In the lines below, output everything from the first line through the line containing "const labelMap = new" exactly as it is. Pictures are not part of the output.

#### GIVEN INFORMATION:
--
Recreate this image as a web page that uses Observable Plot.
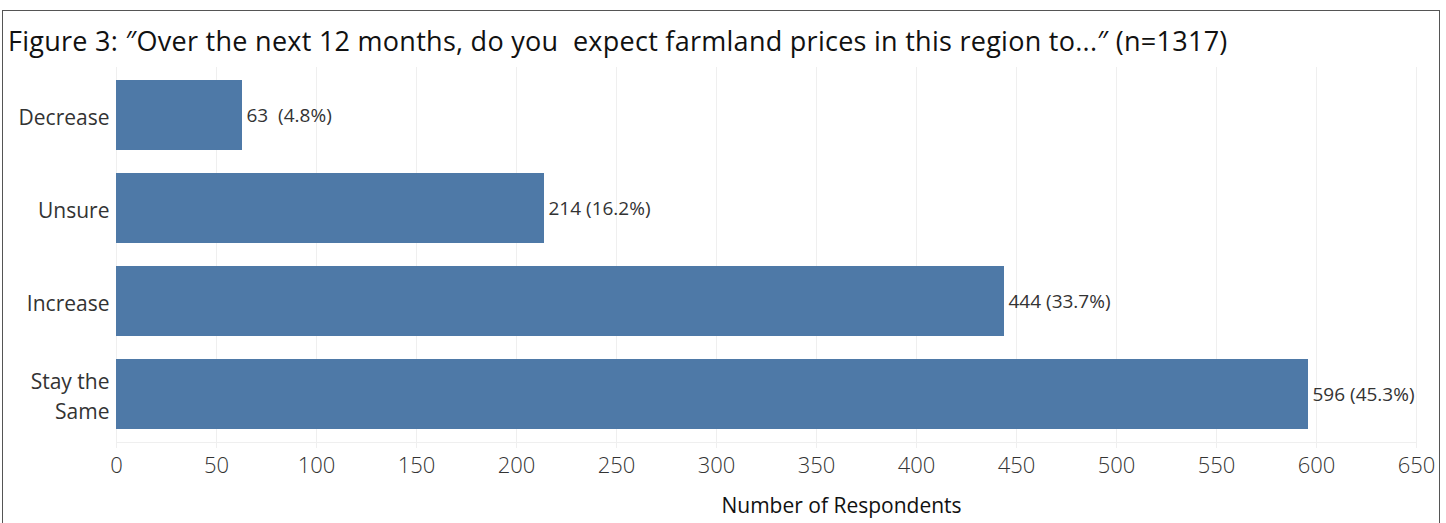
<!DOCTYPE html>
<html>
<head>
<meta charset="utf-8">
<script src="https://cdn.jsdelivr.net/npm/d3@7"></script>
<script src="https://cdn.jsdelivr.net/npm/@observablehq/plot@0.6"></script>
<style>
  html, body { margin: 0; padding: 0; background: #fff; overflow: hidden; }
  body { width: 1446px; height: 523px; position: relative; font-family: "Open Sans", sans-serif; }
  #box { position: absolute; left: 2px; top: 10px; width: 1438px; height: 600px; border: 1.5px solid #555; box-sizing: border-box; }
  #title { position: absolute; left: 5px; top: 11px; font-size: 27px; color: #111; white-space: pre; letter-spacing: 0.27px; }
  #chart { position: absolute; left: 0; top: 65px; }
</style>
</head>
<body>
<div id="box"><div id="title"></div></div>
<div id="chart"></div>
<script>
const titleText = "Figure 3: ″Over the next 12 months, do you  expect farmland prices in this region to...″ (n=1317)";
const categories = ["Decrease", "Unsure", "Increase", "Stay the Same"];
const categoryLabels = ["Decrease", "Unsure", "Increase", "Stay the\nSame"];
const counts = [63, 214, 444, 596];
const percents = ["4.8%", "16.2%", "33.7%", "45.3%"];
const valueLabels = ["63\u00a0 (4.8%)", "214 (16.2%)", "444 (33.7%)", "596 (45.3%)"];
const xTicks = [0, 50, 100, 150, 200, 250, 300, 350, 400, 450, 500, 550, 600, 650];
const xLabel = "Number of Respondents";

document.getElementById("title").textContent = titleText;

const data = categories.map((c, i) => ({category: c, count: counts[i], label: valueLabels[i]}));
const labelMap = new Map(categories.map((c, i) => [c, categoryLabels[i]]));

const chart = Plot.plot({
  width: 1446,
  height: 458,
  marginLeft: 116,
  marginRight: 30,
  marginTop: 2,
  marginBottom: 81,
  style: { fontFamily: "Open Sans, sans-serif", color: "#333", background: "transparent" },
  x: { domain: [0, 650], ticks: xTicks },
  y: { domain: categories, paddingInner: 0.25, paddingOuter: 0.125, align: 0.5 },
  marks: [
    Plot.ruleX(xTicks, { stroke: "#efefef", strokeWidth: 1, insetBottom: -6 }),
    Plot.frame({ anchor: "bottom", stroke: "#efefef" }),
    Plot.barX(data, { y: "category", x: "count", fill: "#4e79a7" }),
    Plot.text(data, { y: "category", x: "count", text: "label", textAnchor: "start", dx: 4, fontSize: 19, fill: "#333" }),
    Plot.axisX({ ticks: xTicks, tickSize: 0, tickPadding: 15, fontSize: 22, fill: "#333", label: null, fontWeight: 300 }),
    Plot.axisY({ tickSize: 0, tickPadding: 7, fontSize: 21, fill: "#333", label: null, tickFormat: d => labelMap.get(d), lineHeight: 1.4 }),
    Plot.text([xLabel], { frameAnchor: "bottom", dx: 75, dy: 70, fontSize: 21, fill: "#111" })
  ]
});
document.getElementById("chart").appendChild(chart);
</script>
</body>
</html>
--
#### RESULT:
Recreate this image as a web page that uses Observable Plot.
<!DOCTYPE html>
<html>
<head>
<meta charset="utf-8">
<script src="https://cdn.jsdelivr.net/npm/d3@7"></script>
<script src="https://cdn.jsdelivr.net/npm/@observablehq/plot@0.6"></script>
<style>
  html, body { margin: 0; padding: 0; background: #fff; overflow: hidden; }
  body { width: 1446px; height: 523px; position: relative; font-family: "Open Sans", sans-serif; }
  #box { position: absolute; left: 2px; top: 10px; width: 1438px; height: 600px; border: 1.5px solid #555; box-sizing: border-box; }
  #title { position: absolute; left: 5px; top: 11px; font-size: 27px; color: #111; white-space: pre; letter-spacing: 0.27px; }
  #chart { position: absolute; left: 0; top: 65px; }
</style>
</head>
<body>
<div id="box"><div id="title"></div></div>
<div id="chart"></div>
<script>
const titleText = "Figure 3: ″Over the next 12 months, do you  expect farmland prices in this region to...″ (n=1317)";
const categories = ["Decrease", "Unsure", "Increase", "Stay the Same"];
const categoryLabels = ["Decrease", "Unsure", "Increase", "Stay the\nSame"];
const counts = [63, 214, 444, 596];
const percents = ["4.8%", "16.2%", "33.7%", "45.3%"];
const valueLabels = ["63\u00a0 (4.8%)", "214 (16.2%)", "444 (33.7%)", "596 (45.3%)"];
const xTicks = [0, 50, 100, 150, 200, 250, 300, 350, 400, 450, 500, 550, 600, 650];
const xLabel = "Number of Respondents";

document.getElementById("title").textContent = titleText;

const data = categories.map((c, i) => ({category: c, count: counts[i], label: valueLabels[i]}));
const labelMap = new Map(categories.map((c, i) => [c, categoryLabels[i]]));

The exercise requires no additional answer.